Records with drawing code
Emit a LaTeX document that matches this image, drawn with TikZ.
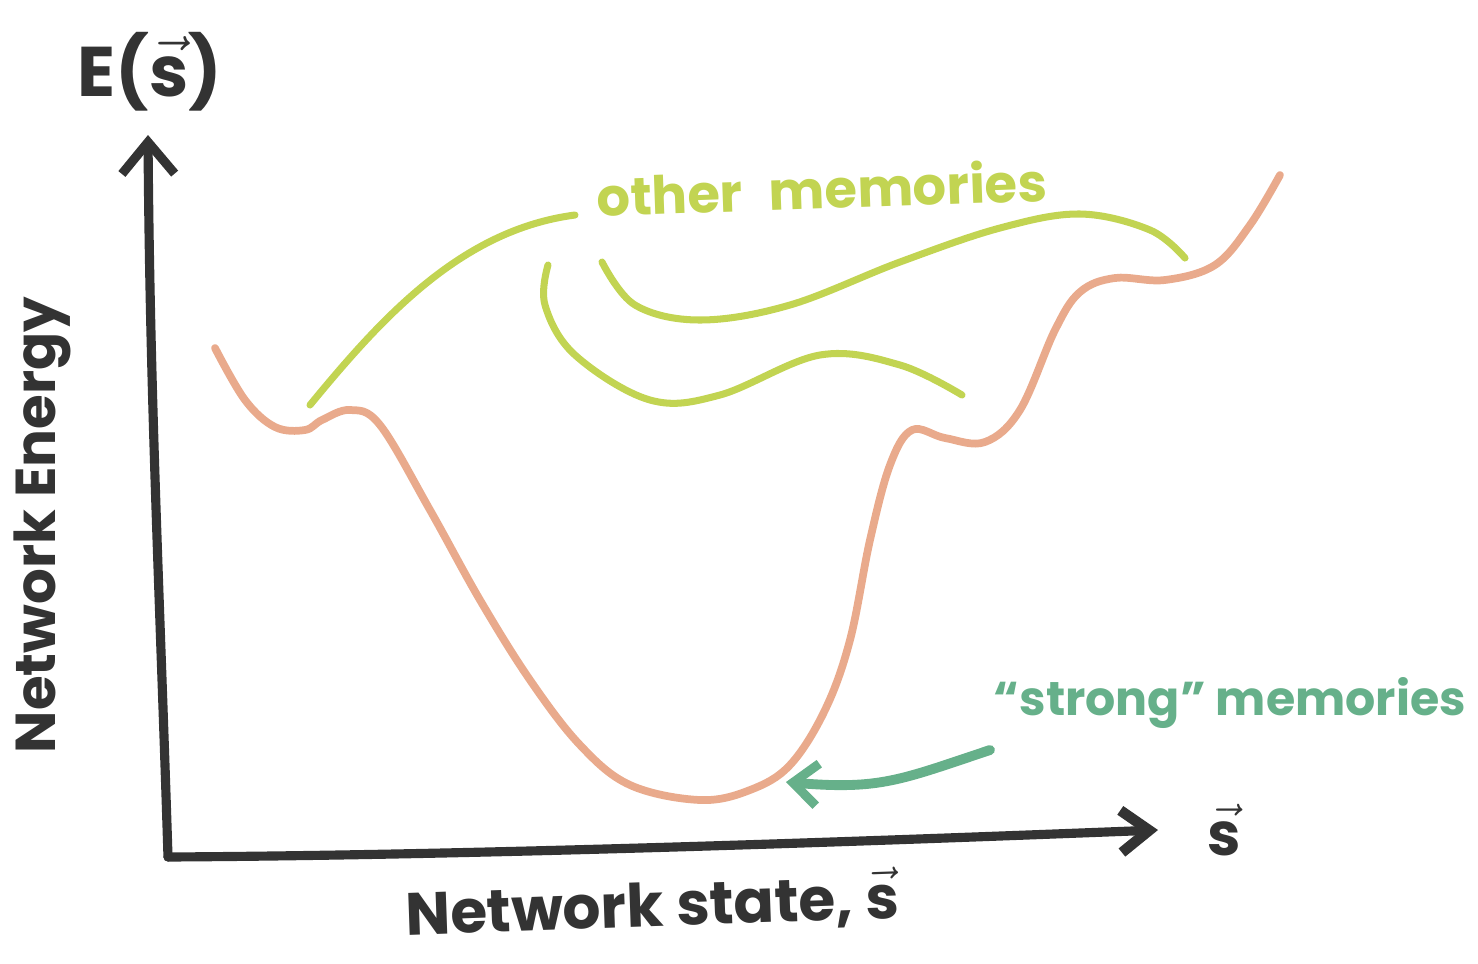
\documentclass[tikz,border=0pt]{standalone}
\usepackage{fontspec}
\setmainfont{Poppins}
\usetikzlibrary{arrows.meta,positioning}
\definecolor{ink}{HTML}{333333}
\definecolor{peach}{HTML}{E9AA8C}
\definecolor{lime}{HTML}{C2D452}
\definecolor{sage}{HTML}{66B08A}
\newcommand{\svec}{$\vec{\mbox{s}}$}
\tikzset{
  axis/.style   = {draw=ink, line width=2.6pt, line cap=round, line join=round},
  well/.style   = {draw=peach, line width=2.2pt, line cap=round},
  mem/.style    = {draw=lime, line width=2pt, line cap=round},
  hint/.style   = {draw=sage, line width=2.8pt, line cap=round},
  label/.style  = {inner sep=0pt, font=\fontsize{17}{20}\selectfont\bfseries, text=ink},
  memlabel/.style = {label, font=\fontsize{15}{18}\selectfont\bfseries, text=lime},
  stronglabel/.style = {label, font=\fontsize{13.5}{16}\selectfont\bfseries, text=sage}
}

\begin{document}
\begin{tikzpicture}[x=0.01cm, y=-0.01cm]
\useasboundingbox (0,0) rectangle (1478,963);

% axes
\coordinate (origin) at (168,857);
\coordinate (ytop)   at (148,135);
\coordinate (xend)   at (1158,830);
\draw[axis, -{Straight Barb[length=9pt, width=15pt, line width=2.6pt]}]
  (origin) .. controls (160,600) and (150,400) .. (ytop);
\draw[axis, -{Straight Barb[length=8pt, width=12pt, line width=3pt]}]
  (origin) .. controls (500,855) and (900,840) .. (xend);

% axis labels
\node[label, rotate=90, font=\fontsize{16}{19}\selectfont\bfseries] (ylabel) at (42,525) {Network Energy};
\node[label, rotate=2] (xlabel) at (652,905) {Network state, \svec};
\node[label, font=\fontsize{20}{24}\selectfont\bfseries] (etop) at (150,72) {E(\svec)};
\node[label, right=14pt of xend] (sx) {\svec};

% energy landscape
\draw[well] plot[smooth, tension=0.6] coordinates {
  (215,348) (245,400) (275,427) (305,430) (322,420) (350,410) (380,425)
  (430,510) (480,600) (530,680) (580,745) (630,785) (700,800) (750,790)
  (790,765) (825,710) (850,640) (870,540) (890,465) (912,430) (945,438)
  (985,442) (1020,410) (1055,330) (1080,292) (1115,278) (1165,280)
  (1215,265) (1250,225) (1280,175)};

% other memories
\node[memlabel, rotate=2] (other) at (822,188) {other\enspace memories};
\draw[mem] (310,405) .. controls (380,320) and (460,230) .. (575,215);
\draw[mem] plot[smooth, tension=0.6] coordinates {
  (548,265) (545,305) (575,355) (650,400) (720,395) (820,355) (900,365) (962,395)};
\draw[mem] plot[smooth, tension=0.6] coordinates {
  (602,262) (635,305) (700,320) (790,305) (900,262) (1000,228) (1080,214)
  (1150,230) (1185,258)};

% strong memories
\node[stronglabel] (strong) at (1230,703) {``strong'' memories};
\coordinate (tipend) at (786,782);
\draw[hint, -{Straight Barb[length=7pt, width=12pt, line width=2.6pt]}]
  (990,750) .. controls (900,780) and (880,790) .. (tipend);

\end{tikzpicture}
\end{document}
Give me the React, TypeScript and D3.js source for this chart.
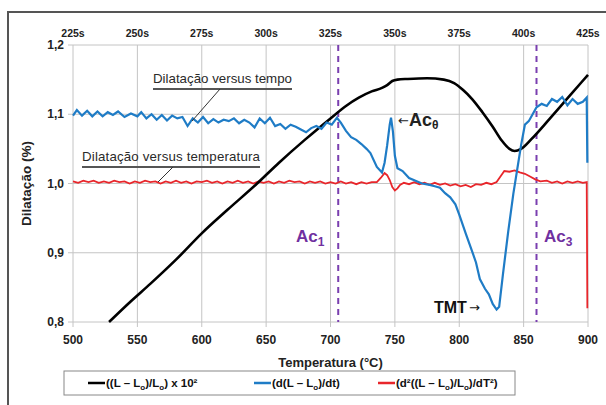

## WHAT YOU ARE ASKED TO DO
Transcribe the material as is, with images omitted.

## THE COMPLETED TASK
Emit a LaTeX document that matches this image, drawn with TikZ.
\documentclass[tikz,border=0pt]{standalone}
\usepackage{fontspec}
\setmainfont{Poppins}
\usetikzlibrary{arrows.meta,positioning}
\definecolor{ink}{HTML}{333333}
\definecolor{peach}{HTML}{E9AA8C}
\definecolor{lime}{HTML}{C2D452}
\definecolor{sage}{HTML}{66B08A}
\newcommand{\svec}{$\vec{\mbox{s}}$}
\tikzset{
  axis/.style   = {draw=ink, line width=2.6pt, line cap=round, line join=round},
  well/.style   = {draw=peach, line width=2.2pt, line cap=round},
  mem/.style    = {draw=lime, line width=2pt, line cap=round},
  hint/.style   = {draw=sage, line width=2.8pt, line cap=round},
  label/.style  = {inner sep=0pt, font=\fontsize{17}{20}\selectfont\bfseries, text=ink},
  memlabel/.style = {label, font=\fontsize{15}{18}\selectfont\bfseries, text=lime},
  stronglabel/.style = {label, font=\fontsize{13.5}{16}\selectfont\bfseries, text=sage}
}

\begin{document}
\begin{tikzpicture}[x=0.01cm, y=-0.01cm]
\useasboundingbox (0,0) rectangle (1478,963);

% axes
\coordinate (origin) at (168,857);
\coordinate (ytop)   at (148,135);
\coordinate (xend)   at (1158,830);
\draw[axis, -{Straight Barb[length=9pt, width=15pt, line width=2.6pt]}]
  (origin) .. controls (160,600) and (150,400) .. (ytop);
\draw[axis, -{Straight Barb[length=8pt, width=12pt, line width=3pt]}]
  (origin) .. controls (500,855) and (900,840) .. (xend);

% axis labels
\node[label, rotate=90, font=\fontsize{16}{19}\selectfont\bfseries] (ylabel) at (42,525) {Network Energy};
\node[label, rotate=2] (xlabel) at (652,905) {Network state, \svec};
\node[label, font=\fontsize{20}{24}\selectfont\bfseries] (etop) at (150,72) {E(\svec)};
\node[label, right=14pt of xend] (sx) {\svec};

% energy landscape
\draw[well] plot[smooth, tension=0.6] coordinates {
  (215,348) (245,400) (275,427) (305,430) (322,420) (350,410) (380,425)
  (430,510) (480,600) (530,680) (580,745) (630,785) (700,800) (750,790)
  (790,765) (825,710) (850,640) (870,540) (890,465) (912,430) (945,438)
  (985,442) (1020,410) (1055,330) (1080,292) (1115,278) (1165,280)
  (1215,265) (1250,225) (1280,175)};

% other memories
\node[memlabel, rotate=2] (other) at (822,188) {other\enspace memories};
\draw[mem] (310,405) .. controls (380,320) and (460,230) .. (575,215);
\draw[mem] plot[smooth, tension=0.6] coordinates {
  (548,265) (545,305) (575,355) (650,400) (720,395) (820,355) (900,365) (962,395)};
\draw[mem] plot[smooth, tension=0.6] coordinates {
  (602,262) (635,305) (700,320) (790,305) (900,262) (1000,228) (1080,214)
  (1150,230) (1185,258)};

% strong memories
\node[stronglabel] (strong) at (1230,703) {``strong'' memories};
\coordinate (tipend) at (786,782);
\draw[hint, -{Straight Barb[length=7pt, width=12pt, line width=2.6pt]}]
  (990,750) .. controls (900,780) and (880,790) .. (tipend);

\end{tikzpicture}
\end{document}
Give me the React, TypeScript and D3.js source for this chart.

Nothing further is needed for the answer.